===== PROVIDED RECORDS =====
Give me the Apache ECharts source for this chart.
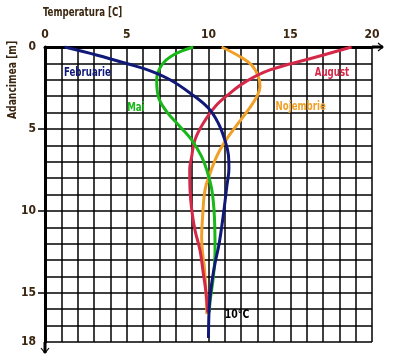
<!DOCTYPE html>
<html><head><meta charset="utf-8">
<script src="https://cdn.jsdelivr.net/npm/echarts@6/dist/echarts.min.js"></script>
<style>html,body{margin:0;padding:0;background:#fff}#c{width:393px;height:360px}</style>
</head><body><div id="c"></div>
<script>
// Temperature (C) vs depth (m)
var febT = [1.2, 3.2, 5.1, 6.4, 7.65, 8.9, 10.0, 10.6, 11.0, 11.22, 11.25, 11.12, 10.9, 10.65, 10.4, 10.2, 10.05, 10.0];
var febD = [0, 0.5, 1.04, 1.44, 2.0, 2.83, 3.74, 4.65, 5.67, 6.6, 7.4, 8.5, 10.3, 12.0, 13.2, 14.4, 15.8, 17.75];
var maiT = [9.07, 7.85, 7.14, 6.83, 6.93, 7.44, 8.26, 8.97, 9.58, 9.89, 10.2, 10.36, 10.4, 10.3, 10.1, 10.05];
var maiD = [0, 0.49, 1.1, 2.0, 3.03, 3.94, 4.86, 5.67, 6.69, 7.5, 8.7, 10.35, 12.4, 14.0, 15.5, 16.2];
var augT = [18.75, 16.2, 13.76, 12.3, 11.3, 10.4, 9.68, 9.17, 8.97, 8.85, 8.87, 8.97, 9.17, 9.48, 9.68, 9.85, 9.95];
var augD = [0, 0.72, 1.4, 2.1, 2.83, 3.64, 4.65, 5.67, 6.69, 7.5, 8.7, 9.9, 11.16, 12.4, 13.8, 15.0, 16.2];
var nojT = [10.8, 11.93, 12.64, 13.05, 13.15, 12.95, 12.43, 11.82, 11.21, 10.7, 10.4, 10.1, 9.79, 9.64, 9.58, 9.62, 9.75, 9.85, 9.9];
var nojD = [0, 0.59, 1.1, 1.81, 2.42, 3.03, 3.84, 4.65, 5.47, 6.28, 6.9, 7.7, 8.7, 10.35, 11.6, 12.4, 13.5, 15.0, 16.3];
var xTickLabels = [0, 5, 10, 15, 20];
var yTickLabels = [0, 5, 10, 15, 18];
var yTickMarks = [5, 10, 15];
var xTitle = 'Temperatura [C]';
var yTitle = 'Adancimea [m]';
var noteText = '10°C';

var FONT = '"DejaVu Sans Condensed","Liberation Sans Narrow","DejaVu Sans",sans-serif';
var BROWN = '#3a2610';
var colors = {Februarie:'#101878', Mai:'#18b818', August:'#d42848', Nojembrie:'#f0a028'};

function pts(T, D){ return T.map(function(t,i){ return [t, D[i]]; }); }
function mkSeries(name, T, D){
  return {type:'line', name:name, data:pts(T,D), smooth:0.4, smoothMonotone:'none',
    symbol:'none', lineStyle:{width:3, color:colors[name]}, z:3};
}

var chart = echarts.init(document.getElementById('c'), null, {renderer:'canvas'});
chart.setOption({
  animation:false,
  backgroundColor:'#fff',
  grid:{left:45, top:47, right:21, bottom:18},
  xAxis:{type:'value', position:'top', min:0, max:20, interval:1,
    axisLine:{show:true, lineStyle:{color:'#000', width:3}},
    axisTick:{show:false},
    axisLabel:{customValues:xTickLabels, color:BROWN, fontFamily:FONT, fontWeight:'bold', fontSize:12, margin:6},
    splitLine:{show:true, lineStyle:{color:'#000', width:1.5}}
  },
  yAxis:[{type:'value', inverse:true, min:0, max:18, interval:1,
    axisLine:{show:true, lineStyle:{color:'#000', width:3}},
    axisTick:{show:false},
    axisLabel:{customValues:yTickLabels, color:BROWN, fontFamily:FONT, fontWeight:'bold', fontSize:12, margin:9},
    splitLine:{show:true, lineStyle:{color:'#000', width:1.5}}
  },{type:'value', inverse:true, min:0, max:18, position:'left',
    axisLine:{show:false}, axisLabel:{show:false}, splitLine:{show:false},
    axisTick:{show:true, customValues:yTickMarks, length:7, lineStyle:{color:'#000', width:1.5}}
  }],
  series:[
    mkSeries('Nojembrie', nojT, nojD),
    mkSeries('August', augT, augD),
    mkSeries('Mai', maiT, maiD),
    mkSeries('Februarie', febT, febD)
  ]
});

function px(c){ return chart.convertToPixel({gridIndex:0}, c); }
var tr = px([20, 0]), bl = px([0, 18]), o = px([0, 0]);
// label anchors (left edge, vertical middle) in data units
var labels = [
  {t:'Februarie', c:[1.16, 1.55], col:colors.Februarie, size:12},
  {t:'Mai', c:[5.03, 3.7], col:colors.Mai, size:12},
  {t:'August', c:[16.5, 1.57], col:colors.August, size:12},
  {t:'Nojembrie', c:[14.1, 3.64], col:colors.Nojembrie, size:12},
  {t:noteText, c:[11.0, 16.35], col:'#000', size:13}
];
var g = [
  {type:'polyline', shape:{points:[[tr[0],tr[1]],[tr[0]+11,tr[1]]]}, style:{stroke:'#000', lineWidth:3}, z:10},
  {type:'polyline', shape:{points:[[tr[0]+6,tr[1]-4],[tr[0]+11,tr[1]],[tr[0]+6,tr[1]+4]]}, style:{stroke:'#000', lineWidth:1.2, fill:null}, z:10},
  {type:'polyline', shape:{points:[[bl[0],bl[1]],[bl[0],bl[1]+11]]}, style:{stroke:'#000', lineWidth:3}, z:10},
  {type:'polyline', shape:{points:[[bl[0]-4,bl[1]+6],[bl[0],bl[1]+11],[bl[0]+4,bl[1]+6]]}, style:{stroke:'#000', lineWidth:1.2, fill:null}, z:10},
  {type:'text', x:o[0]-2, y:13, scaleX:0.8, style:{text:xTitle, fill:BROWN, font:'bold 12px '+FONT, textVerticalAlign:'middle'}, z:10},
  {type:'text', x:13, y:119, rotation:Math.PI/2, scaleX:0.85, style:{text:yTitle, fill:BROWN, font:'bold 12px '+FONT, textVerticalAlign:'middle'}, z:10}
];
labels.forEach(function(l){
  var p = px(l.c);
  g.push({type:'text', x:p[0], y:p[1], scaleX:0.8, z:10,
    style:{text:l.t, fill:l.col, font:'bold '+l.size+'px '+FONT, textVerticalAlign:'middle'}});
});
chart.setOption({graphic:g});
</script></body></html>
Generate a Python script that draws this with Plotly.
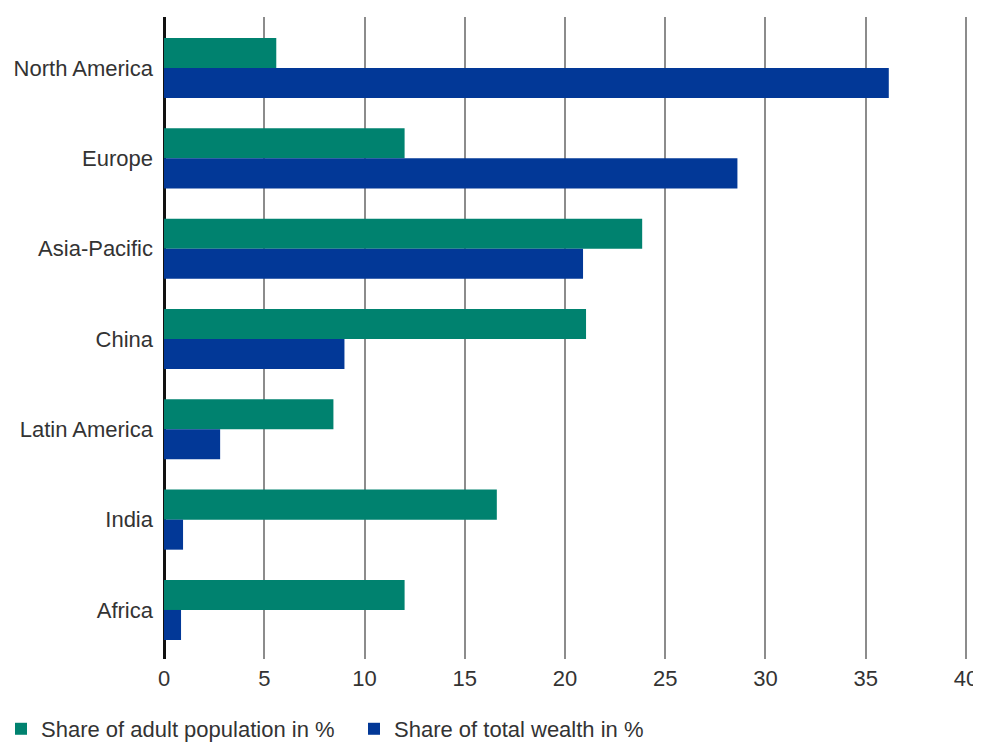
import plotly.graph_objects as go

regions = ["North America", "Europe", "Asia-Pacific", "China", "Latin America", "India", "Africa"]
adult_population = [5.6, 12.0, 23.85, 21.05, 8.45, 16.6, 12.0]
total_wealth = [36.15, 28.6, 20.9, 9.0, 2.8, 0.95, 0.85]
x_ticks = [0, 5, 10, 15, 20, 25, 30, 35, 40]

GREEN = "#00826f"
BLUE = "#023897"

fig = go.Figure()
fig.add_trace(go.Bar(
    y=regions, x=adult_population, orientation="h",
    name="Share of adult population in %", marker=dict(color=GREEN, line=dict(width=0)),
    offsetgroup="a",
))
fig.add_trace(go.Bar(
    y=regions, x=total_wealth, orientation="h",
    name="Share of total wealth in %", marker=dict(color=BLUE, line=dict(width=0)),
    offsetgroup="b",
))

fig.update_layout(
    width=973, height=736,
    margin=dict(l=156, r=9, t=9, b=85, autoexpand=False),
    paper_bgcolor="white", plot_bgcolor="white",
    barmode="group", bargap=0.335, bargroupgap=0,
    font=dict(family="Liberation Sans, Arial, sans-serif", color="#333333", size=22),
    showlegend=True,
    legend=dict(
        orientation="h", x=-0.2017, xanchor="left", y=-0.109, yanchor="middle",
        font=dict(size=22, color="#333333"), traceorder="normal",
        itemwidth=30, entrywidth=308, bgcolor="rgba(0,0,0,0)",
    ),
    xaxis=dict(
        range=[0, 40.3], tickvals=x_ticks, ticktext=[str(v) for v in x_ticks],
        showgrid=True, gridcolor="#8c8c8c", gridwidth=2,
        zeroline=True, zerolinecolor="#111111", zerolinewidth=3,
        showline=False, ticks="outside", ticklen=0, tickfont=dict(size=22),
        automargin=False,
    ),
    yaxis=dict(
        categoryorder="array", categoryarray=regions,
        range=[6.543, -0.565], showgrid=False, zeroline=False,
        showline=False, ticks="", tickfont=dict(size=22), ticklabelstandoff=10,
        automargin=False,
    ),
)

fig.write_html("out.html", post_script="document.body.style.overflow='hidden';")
=====
Search the data for "this". Copy every line that has it.

* **SOLVED EXERCISE**
Give me the Apache ECharts source for this chart.
Generate a Python script that draws this with Plotly.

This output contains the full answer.